Además, modifica por completo las expectativas románticas del encuentro entre los dos jóvenes personajes. El cuento tradicional presenta una historia de amor clásica en donde el hombre amado es el único capaz de rescatar a la princesa, mientras que “El avión de la Bella Durmiente” nos muestra un amor platónico, no consumado, que sólo acontece en el deseo y la imaginación de su narrador y personaje principal.
Si bien siempre pensamos en García Márquez como un autor que puede insertar episodios sobrenaturales en la realidad (el hilo de sangre que recorre las calles de Macondo, la infestación de mariposas amarillas), este cuento nos presenta otra forma de dar tratamiento a lo insólito: mostrándonos que nuestra vida diaria, sin añadidos ni exageraciones, tiene un componente mágico en sí mismo. ¿Qué son los aviones, los encuentros fortuitos, los flechazos amorosos, las coincidencias, sino pruebas contundentes de que vivimos inmersos en hechizos, sortilegios y un mundo extraordinario?

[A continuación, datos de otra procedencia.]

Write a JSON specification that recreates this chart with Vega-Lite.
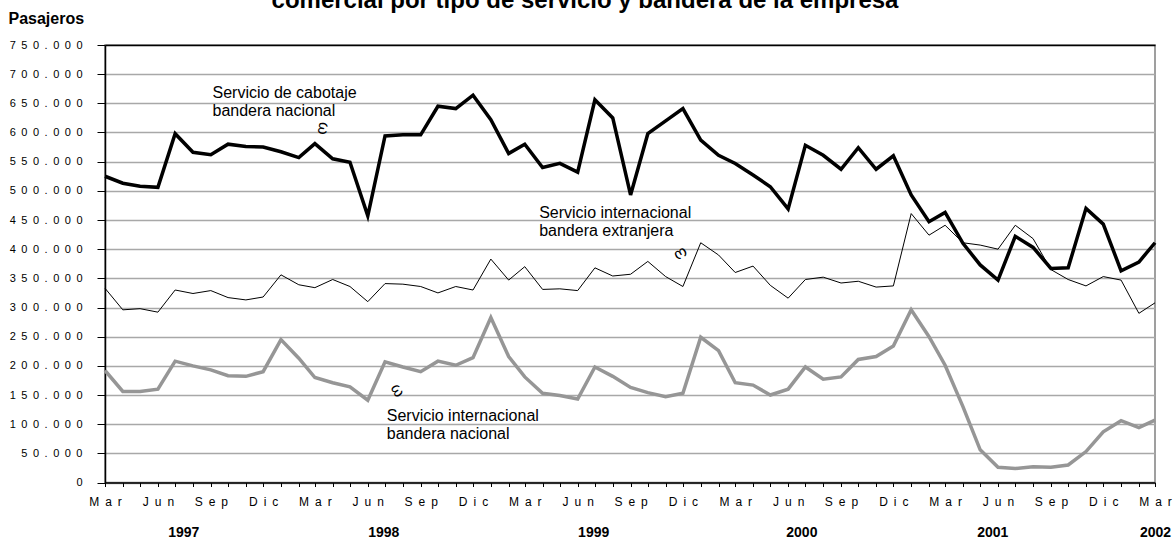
{
  "$schema": "https://vega.github.io/schema/vega-lite/v6.json",
  "width": 1050,
  "height": 437.5,
  "autosize": {"type": "none"},
  "padding": {"left": 105, "top": 45, "right": 19, "bottom": 58.5},
  "background": "white",
  "title": {
    "text": "comercial por tipo de servicio y bandera de la empresa",
    "fontSize": 24,
    "fontWeight": "bold",
    "font": "Liberation Sans",
    "color": "black",
    "anchor": "middle",
    "dx": -45,
    "dy": 22,
    "baseline": "alphabetic",
    "offset": 0
  },
  "config": {
    "font": "Liberation Sans",
    "view": {"stroke": "#808080", "strokeWidth": 1.5},
    "axis": {"labelFont": "Liberation Sans", "titleFont": "Liberation Sans", "labelColor": "black", "titleColor": "black"},
    "axisY": {"tickCount": 15, "labelOverlap": false, "labelFlush": false}
  },
  "resolve": {"axis": {"x": "independent"}},
  "layer": [
    {
      "data": {"values": [
        {"date": "1997-03-01", "cab": 525000, "ext": 333000, "nac": 192000},
        {"date": "1997-04-01", "cab": 513000, "ext": 296000, "nac": 156000},
        {"date": "1997-05-01", "cab": 508000, "ext": 298000, "nac": 156000},
        {"date": "1997-06-01", "cab": 506000, "ext": 292000, "nac": 160000},
        {"date": "1997-07-01", "cab": 598000, "ext": 330000, "nac": 208000},
        {"date": "1997-08-01", "cab": 566000, "ext": 324000, "nac": 200000},
        {"date": "1997-09-01", "cab": 562000, "ext": 329000, "nac": 193000},
        {"date": "1997-10-01", "cab": 580000, "ext": 317000, "nac": 183000},
        {"date": "1997-11-01", "cab": 576000, "ext": 313000, "nac": 182000},
        {"date": "1997-12-01", "cab": 575000, "ext": 318000, "nac": 190000},
        {"date": "1998-01-01", "cab": 567000, "ext": 356000, "nac": 245000},
        {"date": "1998-02-01", "cab": 557000, "ext": 339000, "nac": 213000},
        {"date": "1998-03-01", "cab": 581000, "ext": 334000, "nac": 180000},
        {"date": "1998-04-01", "cab": 555000, "ext": 348000, "nac": 171000},
        {"date": "1998-05-01", "cab": 549000, "ext": 336000, "nac": 164000},
        {"date": "1998-06-01", "cab": 457000, "ext": 310000, "nac": 141000},
        {"date": "1998-07-01", "cab": 594000, "ext": 341000, "nac": 207000},
        {"date": "1998-08-01", "cab": 596000, "ext": 340000, "nac": 198000},
        {"date": "1998-09-01", "cab": 596000, "ext": 336000, "nac": 190000},
        {"date": "1998-10-01", "cab": 645000, "ext": 325000, "nac": 208000},
        {"date": "1998-11-01", "cab": 641000, "ext": 336000, "nac": 201000},
        {"date": "1998-12-01", "cab": 664000, "ext": 330000, "nac": 214000},
        {"date": "1999-01-01", "cab": 622000, "ext": 383000, "nac": 283000},
        {"date": "1999-02-01", "cab": 564000, "ext": 347000, "nac": 216000},
        {"date": "1999-03-01", "cab": 580000, "ext": 370000, "nac": 181000},
        {"date": "1999-04-01", "cab": 540000, "ext": 331000, "nac": 153000},
        {"date": "1999-05-01", "cab": 547000, "ext": 332000, "nac": 149000},
        {"date": "1999-06-01", "cab": 532000, "ext": 329000, "nac": 143000},
        {"date": "1999-07-01", "cab": 656000, "ext": 368000, "nac": 198000},
        {"date": "1999-08-01", "cab": 625000, "ext": 354000, "nac": 182000},
        {"date": "1999-09-01", "cab": 493000, "ext": 357000, "nac": 163000},
        {"date": "1999-10-01", "cab": 598000, "ext": 379000, "nac": 154000},
        {"date": "1999-11-01", "cab": 620000, "ext": 353000, "nac": 147000},
        {"date": "1999-12-01", "cab": 641000, "ext": 336000, "nac": 153000},
        {"date": "2000-01-01", "cab": 587000, "ext": 411000, "nac": 249000},
        {"date": "2000-02-01", "cab": 561000, "ext": 390000, "nac": 226000},
        {"date": "2000-03-01", "cab": 547000, "ext": 360000, "nac": 171000},
        {"date": "2000-04-01", "cab": 527000, "ext": 371000, "nac": 167000},
        {"date": "2000-05-01", "cab": 507000, "ext": 338000, "nac": 150000},
        {"date": "2000-06-01", "cab": 469000, "ext": 316000, "nac": 160000},
        {"date": "2000-07-01", "cab": 578000, "ext": 348000, "nac": 198000},
        {"date": "2000-08-01", "cab": 561000, "ext": 352000, "nac": 177000},
        {"date": "2000-09-01", "cab": 537000, "ext": 342000, "nac": 181000},
        {"date": "2000-10-01", "cab": 574000, "ext": 345000, "nac": 211000},
        {"date": "2000-11-01", "cab": 537000, "ext": 335000, "nac": 216000},
        {"date": "2000-12-01", "cab": 560000, "ext": 337000, "nac": 234000},
        {"date": "2001-01-01", "cab": 493000, "ext": 461000, "nac": 296000},
        {"date": "2001-02-01", "cab": 447000, "ext": 424000, "nac": 250000},
        {"date": "2001-03-01", "cab": 463000, "ext": 441000, "nac": 201000},
        {"date": "2001-04-01", "cab": 410000, "ext": 411000, "nac": 130000},
        {"date": "2001-05-01", "cab": 373000, "ext": 407000, "nac": 56000},
        {"date": "2001-06-01", "cab": 347000, "ext": 400000, "nac": 26000},
        {"date": "2001-07-01", "cab": 422000, "ext": 441000, "nac": 24000},
        {"date": "2001-08-01", "cab": 403000, "ext": 418000, "nac": 27000},
        {"date": "2001-09-01", "cab": 367000, "ext": 365000, "nac": 26000},
        {"date": "2001-10-01", "cab": 368000, "ext": 348000, "nac": 30000},
        {"date": "2001-11-01", "cab": 470000, "ext": 337000, "nac": 53000},
        {"date": "2001-12-01", "cab": 443000, "ext": 353000, "nac": 87000},
        {"date": "2002-01-01", "cab": 363000, "ext": 347000, "nac": 106000},
        {"date": "2002-02-01", "cab": 378000, "ext": 290000, "nac": 94000},
        {"date": "2002-03-01", "cab": 411000, "ext": 308000, "nac": 107000}
      ]},
      "encoding": {
        "x": {
          "field": "date", "type": "temporal",
          "scale": {"type": "utc", "domain": [{"year": 1997, "month": 3, "date": 1, "utc": true}, {"year": 2002, "month": 3, "date": 1, "utc": true}]},
          "axis": {
            "orient": "bottom", "title": null, "grid": false,
            "domainColor": "black", "domainWidth": 1.5,
            "tickColor": "black", "tickSize": 4, "tickWidth": 1,
            "tickCount": {"interval": "month", "step": 1},
            "labelExpr": "utcmonth(datum.value) == 2 ? 'M\u2002a\u2002r' : utcmonth(datum.value) == 5 ? 'J\u2002u\u2002n' : utcmonth(datum.value) == 8 ? 'S\u2002e\u2002p' : utcmonth(datum.value) == 11 ? 'D\u2002i\u2002c' : ''",
            "labelOverlap": false, "labelFlush": false, "labelBound": false,
            "labelAngle": 0, "labelPadding": 9.5, "labelFontSize": 12
          }
        }
      },
      "layer": [
        {
          "mark": {"type": "line", "color": "#969696", "strokeWidth": 3.5},
          "encoding": {
            "y": {
              "field": "nac", "type": "quantitative", "title": "Pasajeros",
              "scale": {"domain": [0, 750000], "nice": false},
              "axis": {
                "tickCount": 15,
                "labelExpr": "join(split(replace(format(datum.value, ','), ',', '.'), ''), '\u2002')",
                "labelOverlap": false, "labelFlush": false,
                "labelFontSize": 11, "labelPadding": 15,
                "domainColor": "black", "domainWidth": 1.5,
                "tickColor": "black", "tickSize": 8, "tickWidth": 1,
                "grid": true,
                "gridColor": {"condition": {"test": "datum.value === 750000", "value": "black"}, "value": "#a8a8a8"},
                "gridWidth": 1.3,
                "titleAngle": 0, "titleAlign": "left", "titleBaseline": "alphabetic",
                "titleX": -97, "titleY": -22, "titleFontSize": 16, "titleFontWeight": "bold"
              }
            }
          }
        },
        {
          "mark": {"type": "line", "color": "black", "strokeWidth": 1},
          "encoding": {"y": {"field": "ext", "type": "quantitative", "title": "Pasajeros", "scale": {"domain": [0, 750000], "nice": false}}}
        },
        {
          "mark": {"type": "line", "color": "black", "strokeWidth": 3.5},
          "encoding": {"y": {"field": "cab", "type": "quantitative", "title": "Pasajeros", "scale": {"domain": [0, 750000], "nice": false}}}
        }
      ]
    },
    {
      "data": {"values": [
        {"kind": "note", "date": "1997-09-04", "v": 660000, "label": ["Servicio de cabotaje", "bandera nacional"]},
        {"kind": "note", "date": "1999-03-26", "v": 454000, "label": ["Servicio internacional", "bandera extranjera"]},
        {"kind": "note", "date": "1998-07-04", "v": 106000, "label": ["Servicio internacional", "bandera nacional"]},
        {"kind": "s1", "date": "1998-03-16", "v": 607000, "label": "ω"},
        {"kind": "s2", "date": "1999-11-28", "v": 391000, "label": "ω"},
        {"kind": "s3", "date": "1998-07-23", "v": 158000, "label": "ω"}
      ]},
      "encoding": {
        "x": {
          "field": "date", "type": "temporal",
          "scale": {"type": "utc", "domain": [{"year": 1997, "month": 3, "date": 1, "utc": true}, {"year": 2002, "month": 3, "date": 1, "utc": true}]},
          "axis": {
            "orient": "bottom", "title": null, "grid": false, "domain": false, "ticks": false,
            "values": [
              {"year": 1997, "month": 7, "date": 15, "utc": true},
              {"year": 1998, "month": 6, "date": 28, "utc": true},
              {"year": 1999, "month": 6, "date": 28, "utc": true},
              {"year": 2000, "month": 6, "date": 24, "utc": true},
              {"year": 2001, "month": 5, "date": 22, "utc": true},
              {"year": 2002, "month": 3, "date": 1, "utc": true}
            ],
            "labelExpr": "utcFormat(datum.value, '%Y')",
            "labelOverlap": false, "labelFlush": false, "labelBound": false,
            "labelAngle": 0, "labelPadding": 42.5, "labelFontSize": 14, "labelFontWeight": "bold"
          }
        },
        "y": {
          "field": "v", "type": "quantitative", "title": "Pasajeros",
          "scale": {"domain": [0, 750000], "nice": false},
          "axis": {
            "tickCount": 15,
            "labelExpr": "join(split(replace(format(datum.value, ','), ',', '.'), ''), '\u2002')",
            "labelOverlap": false, "labelFlush": false,
            "labelFontSize": 11, "labelPadding": 15,
            "domainColor": "black", "domainWidth": 1.5,
            "tickColor": "black", "tickSize": 8, "tickWidth": 1,
            "grid": true,
            "gridColor": {"condition": {"test": "datum.value === 750000", "value": "black"}, "value": "#a8a8a8"},
            "gridWidth": 1.3,
            "titleAngle": 0, "titleAlign": "left", "titleBaseline": "alphabetic",
            "titleX": -97, "titleY": -22, "titleFontSize": 16, "titleFontWeight": "bold"
          }
        },
        "text": {"field": "label"}
      },
      "layer": [
        {
          "transform": [{"filter": "datum.kind === 'note'"}],
          "mark": {"type": "text", "align": "left", "baseline": "alphabetic", "fontSize": 16, "lineHeight": 18.4, "color": "black"}
        },
        {
          "transform": [{"filter": "datum.kind === 's1'"}],
          "mark": {"type": "text", "align": "center", "baseline": "middle", "fontSize": 16, "angle": 100, "color": "black"}
        },
        {
          "transform": [{"filter": "datum.kind === 's2'"}],
          "mark": {"type": "text", "align": "center", "baseline": "middle", "fontSize": 16, "angle": 150, "color": "black"}
        },
        {
          "transform": [{"filter": "datum.kind === 's3'"}],
          "mark": {"type": "text", "align": "center", "baseline": "middle", "fontSize": 16, "angle": 60, "color": "black"}
        }
      ]
    }
  ]
}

Traer la magia a la realidad o regresar la realidad a los tiempos de la magia: García Márquez nos invita no sólo a releer los cuentos de hadas que nos acompañaron desde niños, sino a aprender a descubrir su rastro en el día a día para seguir comprobando, con asombro y curiosidad, que nuestra realidad es menos automática y aburrida de lo que a veces aparenta.